AL: You’ve really taken colour and run with it, while being able to break some rules and add in black lines.
SK: Yeah, and maybe colour has been my first endeavour, and still is, but now I’m really interested in focusing on how much I enjoy and am interested in lines, and where that can go. Along with colour, lines are the process of these abstract paintings, and with lines come shapes.
AL: In this new work it’s evident colour is playing less of an obvious role, when looking back at your contrast work, especially the red/green paintings.
SK: I use to love the old red/green combo, it was a good one [laughs]. The German expressionist movement, in the 30s, learning about that just left a big impression on me. And we grow up knowing what about art? And then you take art history and you see that people made naive looking paintings, people made paintings that kind of looked like kids did them, but they were experienced painters, there is so much you can do. Seeing the German expressionists was really inspiring to me; they were slightly messier, and angrier, which these [points at abstracts] are not. I’m realizing I’m kind of a clean painter, I don’t really paint out of the lines, it’s kind of contained. In university I realized that I was an expressive painter, but I’m not an emotional painter. I think its up to the viewer if they connect some sort of emotion to it, its up to the audience.

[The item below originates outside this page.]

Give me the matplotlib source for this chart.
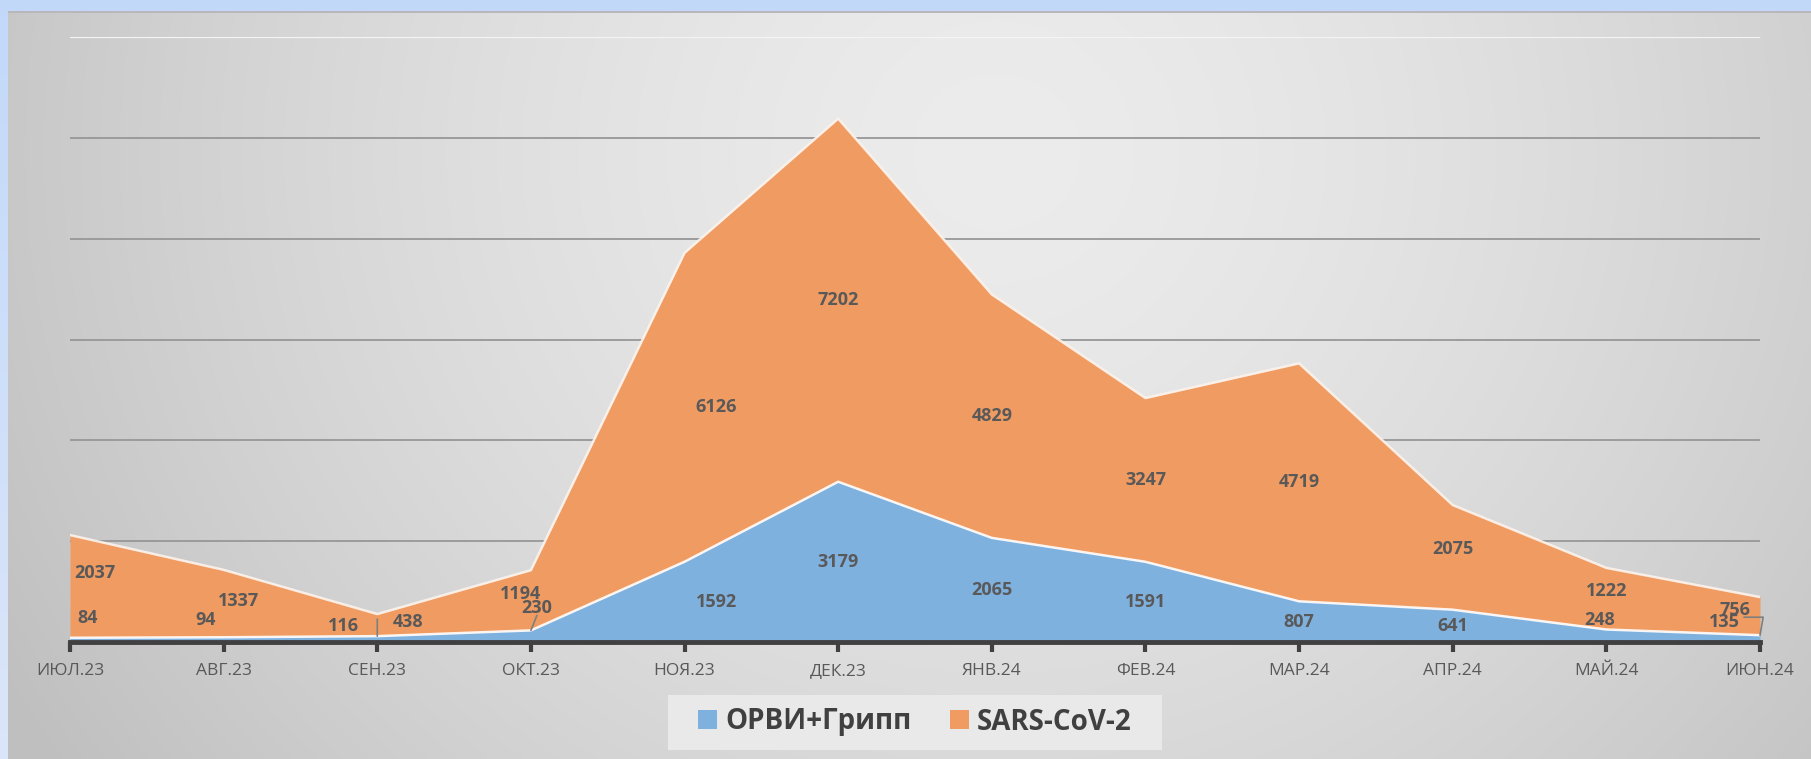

AL: I think that’s what a lot of people like. Maybe it’s not ‘the job of an artist’, but the by product of an art work is that you’re making something apparent, you’re showing something in a new way that is everyday to a lot of people.
SK: I really want my work to get people who don’t even know they like art excited about art, someone who maybe wouldn’t necessarily go to a gallery, or know anything about art history, I don’t think that you need to. I think it’s possible to connect with these paintings. I don’t think they’re overly challenging to the viewer, and they weren’t easy to just make at all, but I think for the viewer my art is maybe more accessible. Four kids own my paintings [laughs]. For anybody to get excited about my work is cool.
AL: It’s really important to be exposed to different kinds of painting, or art, at a young age. If they see them, maybe they can make them.
SK: And it’s nice to own original art. They grow up around these paintings, so they grow up with the idea that they can have original paintings too.